Another example is the deployment of green infrastructure to fulfil the functions of traditional hard infrastructure, such as regulation of the hydrological cycle and heating and cooling of buildings. Whilst engineering solutions often solve one problem extremely well, often other policy domains and outcomes are ignored. Green infrastructure importantly supplies benefits outside its primary function. Co-benefits of green infrastructure include improving the liveability of urban areas, by supporting more active and healthy lifestyles (cooler, more accessible public spaces), reduced energy costs for buildings and support urban biodiversity. Cooler cities are more attractive cities for walking and cycling as a mode of transport, encouraging better health outcomes as well as saving energy imports into the city ecosystem and protecting against more extreme heatwaves.

In the American, Canadian and Australian cities, political investment in appropriate urban densification in support of the energy-transport-infrastructure nexus, where the right mix of commercial development, housing types, energy generating infrastructure and open space, can quickly lead to a significant uptake of sustainable transport options.

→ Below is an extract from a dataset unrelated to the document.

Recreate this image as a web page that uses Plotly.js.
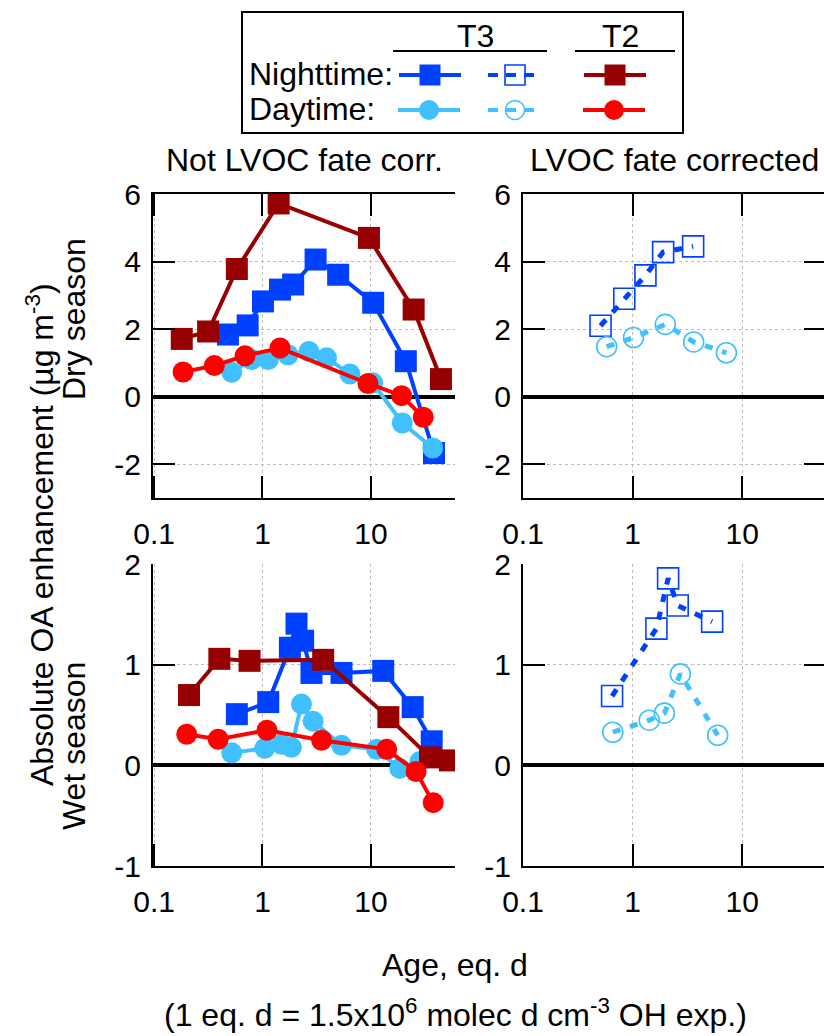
<!DOCTYPE html>
<html>
<head>
<meta charset="utf-8">
<script src="https://cdn.plot.ly/plotly-3.0.1.min.js"></script>
<style>
html,body{margin:0;padding:0;overflow:hidden;background:#fff;}
#chart{width:826px;height:1036px;}
</style>
</head>
<body>
<div id="chart"></div>
<script>
// ---------------- DATA ----------------
// Dry season, not LVOC fate corrected
const dryT3NightX = [0.48, 0.73, 1.01, 1.45, 1.92, 3.09, 4.99, 10.5, 21.0, 38.2];
const dryT3NightY = [1.84, 2.11, 2.82, 3.17, 3.32, 4.06, 3.61, 2.78, 1.05, -1.67];
const dryT3DayX = [0.52, 0.79, 1.13, 1.72, 2.68, 3.90, 6.40, 10.4, 19.5, 37.2];
const dryT3DayY = [0.72, 1.10, 1.10, 1.24, 1.34, 1.15, 0.67, 0.41, -0.78, -1.52];
const dryT2NightX = [0.18, 0.315, 0.58, 1.41, 9.6, 24.8, 44.3];
const dryT2NightY = [1.71, 1.93, 3.78, 5.72, 4.70, 2.58, 0.52];
const dryT2DayX = [0.185, 0.36, 0.69, 1.45, 9.4, 19.2, 30.4];
const dryT2DayY = [0.73, 0.92, 1.21, 1.44, 0.39, 0.03, -0.61];
// Dry season, LVOC fate corrected
const dryT3NightCorrX = [0.51, 0.84, 1.31, 1.90, 3.57];
const dryT3NightCorrY = [2.10, 2.90, 3.59, 4.28, 4.45];
const dryT3DayCorrX = [0.58, 1.02, 1.99, 3.61, 7.18];
const dryT3DayCorrY = [1.48, 1.75, 2.14, 1.62, 1.30];
// Wet season, not LVOC fate corrected
const wetT3NightX = [0.58, 1.13, 1.79, 2.06, 2.37, 2.83, 5.36, 13.0, 24.3, 36.4];
const wetT3NightY = [0.51, 0.63, 1.17, 1.41, 1.24, 0.92, 0.92, 0.94, 0.58, 0.24];
const wetT3DayX = [0.52, 1.05, 1.50, 1.85, 2.29, 2.93, 5.36, 11.3, 18.5, 28.3];
const wetT3DayY = [0.125, 0.17, 0.21, 0.18, 0.61, 0.44, 0.20, 0.16, -0.03, 0.04];
const wetT2NightX = [0.21, 0.40, 0.76, 3.63, 14.5, 35.1, 53.7];
const wetT2NightY = [0.70, 1.06, 1.04, 1.05, 0.48, 0.08, 0.05];
const wetT2DayX = [0.20, 0.39, 1.10, 3.51, 14.0, 26.1, 37.6];
const wetT2DayY = [0.31, 0.26, 0.35, 0.25, 0.16, -0.06, -0.37];
// Wet season, LVOC fate corrected
const wetT3NightCorrX = [0.65, 1.65, 2.11, 2.58, 5.32];
const wetT3NightCorrY = [0.69, 1.36, 1.86, 1.59, 1.43];
const wetT3DayCorrX = [0.66, 1.42, 1.95, 2.73, 5.98];
const wetT3DayCorrY = [0.33, 0.45, 0.52, 0.91, 0.30];

const xTickVals = [0.1, 1, 10];
const xTickText = ['0.1', '1', '10'];
const dryTickVals = [-2, 0, 2, 4, 6];
const wetTickVals = [-1, 0, 1, 2];

// ---------------- STYLE ----------------
const W = 826, H = 1036;
const FONT = 'Liberation Sans, Arial, Helvetica, sans-serif';
const C_BLUE = '#0040ff', C_LBLUE = '#40c0ff', C_DRED = '#960000', C_RED = '#ff0000';
const px = v => v / W;
const py = v => 1 - v / H;

function solid(x, y, color, symbol, size, xa, ya) {
  return {x, y, xaxis: xa, yaxis: ya, type: 'scatter', mode: 'lines+markers',
    line: {color, width: 4}, marker: {color, symbol, size, line: {width: 0}},
    showlegend: false, hoverinfo: 'skip'};
}
function dashed(x, y, color, symbol, size, xa, ya) {
  return {x, y, xaxis: xa, yaxis: ya, type: 'scatter', mode: 'lines+markers',
    line: {color, width: 5, dash: '8px,10px'},
    marker: {color, symbol, size, line: {width: 1.6, color}},
    showlegend: false, hoverinfo: 'skip'};
}

const traces = [
  solid(dryT3NightX, dryT3NightY, C_BLUE, 'square', 22, 'x', 'y'),
  solid(dryT3DayX, dryT3DayY, C_LBLUE, 'circle', 21, 'x', 'y'),
  solid(dryT2NightX, dryT2NightY, C_DRED, 'square', 22, 'x', 'y'),
  solid(dryT2DayX, dryT2DayY, C_RED, 'circle', 21, 'x', 'y'),
  dashed(dryT3NightCorrX, dryT3NightCorrY, C_BLUE, 'square-open', 21, 'x2', 'y2'),
  dashed(dryT3DayCorrX, dryT3DayCorrY, C_LBLUE, 'circle-open', 20, 'x2', 'y2'),
  solid(wetT3NightX, wetT3NightY, C_BLUE, 'square', 22, 'x3', 'y3'),
  solid(wetT3DayX, wetT3DayY, C_LBLUE, 'circle', 21, 'x3', 'y3'),
  solid(wetT2NightX, wetT2NightY, C_DRED, 'square', 22, 'x3', 'y3'),
  solid(wetT2DayX, wetT2DayY, C_RED, 'circle', 21, 'x3', 'y3'),
  dashed(wetT3NightCorrX, wetT3NightCorrY, C_BLUE, 'square-open', 21, 'x4', 'y4'),
  dashed(wetT3DayCorrX, wetT3DayCorrY, C_LBLUE, 'circle-open', 20, 'x4', 'y4')
];

// legend glyphs (drawn on a pixel-space helper axis)
const legendGlyphs = [
  {color: C_BLUE, symbol: 'square', size: 21, dash: 'solid', cx: 430, cy: 75, half: 31, w: 4},
  {color: C_BLUE, symbol: 'square-open', size: 20, dash: '10px,8px', cx: 515, cy: 75, half: 27, w: 4},
  {color: C_DRED, symbol: 'square', size: 21, dash: 'solid', cx: 615, cy: 75, half: 31, w: 4},
  {color: C_LBLUE, symbol: 'circle', size: 20, dash: 'solid', cx: 429, cy: 110, half: 31, w: 4},
  {color: C_LBLUE, symbol: 'circle-open', size: 19, dash: '10px,8px', cx: 515, cy: 110, half: 27, w: 4},
  {color: C_RED, symbol: 'circle', size: 20, dash: 'solid', cx: 614, cy: 110, half: 31, w: 4}
];
legendGlyphs.forEach(g => {
  traces.push({x: [g.cx - g.half, g.cx + g.half], y: [g.cy, g.cy], xaxis: 'x5', yaxis: 'y5',
    mode: 'lines', line: {color: g.color, width: g.w, dash: g.dash}, showlegend: false, hoverinfo: 'skip'});
  traces.push({x: [g.cx], y: [g.cy], xaxis: 'x5', yaxis: 'y5', mode: 'markers',
    marker: {color: g.color, symbol: g.symbol, size: g.size, line: {width: g.symbol.includes('open') ? 1.6 : 0, color: g.color}},
    showlegend: false, hoverinfo: 'skip'});
});

function xax(domain, range, mirror, anchor) {
  return {type: 'log', domain, range, anchor, tickvals: xTickVals, ticktext: xTickText,
    ticks: 'inside', ticklen: 22, tickwidth: 2, tickcolor: '#000',
    showline: true, linewidth: 2, linecolor: '#000', mirror: mirror ? 'ticks' : false,
    showgrid: true, gridcolor: '#bdbdbd', gridwidth: 1, griddash: '3px,3px',
    zeroline: false, tickfont: {size: 30, color: '#000', family: FONT},
    ticklabelstandoff: 8, fixedrange: true};
}
function yax(domain, range, tickvals, mirror, anchor) {
  return {domain, range, anchor, tickvals, ticktext: tickvals.map(String),
    ticks: 'inside', ticklen: 22, tickwidth: 2, tickcolor: '#000',
    showline: true, linewidth: 2, linecolor: '#000', mirror: mirror ? 'ticks' : false,
    showgrid: true, gridcolor: '#bdbdbd', gridwidth: 1, griddash: '3px,3px',
    zeroline: true, zerolinewidth: 4, zerolinecolor: '#000',
    tickfont: {size: 30, color: '#000', family: FONT}, ticklabelstandoff: 4, fixedrange: true};
}

const dL = [px(153), px(455)], dR = [px(523), 1];
const dTop = [py(498), py(194)], dBot = [py(866), py(564)];
const xRangeL = [-1.01, 1.776], xRangeR = [-1.0, 1.765];

const ann = (text, x, y, opts) => Object.assign({text, x: px(x), y: py(y), xref: 'paper', yref: 'paper',
  showarrow: false, font: {size: 32, color: '#000', family: FONT}, xanchor: 'center', yanchor: 'middle'}, opts || {});

const layout = {
  width: W, height: H, margin: {l: 0, r: 0, t: 0, b: 0},
  paper_bgcolor: '#fff', plot_bgcolor: 'rgba(0,0,0,0)',
  font: {family: FONT, size: 32, color: '#000'},
  xaxis: xax(dL, xRangeL, true, 'y'),
  yaxis: yax(dTop, [-3, 6], dryTickVals, false, 'x'),
  xaxis2: xax(dR, xRangeR, true, 'y2'),
  yaxis2: yax(dTop, [-3, 6], dryTickVals, true, 'x2'),
  xaxis3: xax(dL, xRangeL, false, 'y3'),
  yaxis3: yax(dBot, [-1, 2.003], wetTickVals, false, 'x3'),
  xaxis4: xax(dR, xRangeR, false, 'y4'),
  yaxis4: yax(dBot, [-1, 2.003], wetTickVals, true, 'x4'),
  xaxis5: {domain: [0, 1], range: [0, W], visible: false, anchor: 'y5', fixedrange: true},
  yaxis5: {domain: [0, 1], range: [H, 0], visible: false, anchor: 'x5', fixedrange: true},
  shapes: [
    {type: 'rect', xref: 'paper', yref: 'paper', x0: px(242), x1: px(683), y0: py(133), y1: py(12),
     line: {color: '#000', width: 2}},
    {type: 'line', xref: 'paper', yref: 'paper', x0: px(393), x1: px(547), y0: py(51), y1: py(51),
     line: {color: '#000', width: 2}},
    {type: 'line', xref: 'paper', yref: 'paper', x0: px(575), x1: px(675), y0: py(51), y1: py(51),
     line: {color: '#000', width: 2}}
  ],
  annotations: [
    ann('T3', 475, 36),
    ann('T2', 620, 36),
    ann('Nighttime:', 247, 74, {xanchor: 'left'}),
    ann('Daytime:', 247, 109, {xanchor: 'left'}),
    ann('Not LVOC fate corr.', 304, 160),
    ann('LVOC fate corrected', 674, 160),
    ann('Absolute OA enhancement (µg m<sup>-3</sup>)', 40, 535, {textangle: -90}),
    ann('Dry season', 74, 319, {textangle: -90}),
    ann('Wet season', 74, 746, {textangle: -90}),
    ann('Age, eq. d', 455, 965),
    ann('(1 eq. d = 1.5x10<sup>6</sup> molec d cm<sup>-3</sup> OH exp.)', 455, 1013)
  ]
};

Plotly.newPlot('chart', traces, layout, {staticPlot: true, displayModeBar: false});
</script>
</body>
</html>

A city needs not be as dense as Hong Kong to encourage people out of their cars.

SDGs as policy drivers
As guiding framework the UN Sustainable Development Goals (SDGs) provide a useful framework for assessing the potency of the nexus approach. Policies and strategies that account for the energy-infrastructure-transport nexus can find synergies that contribute directly and indirectly to the achievement of a number of the goals and targets.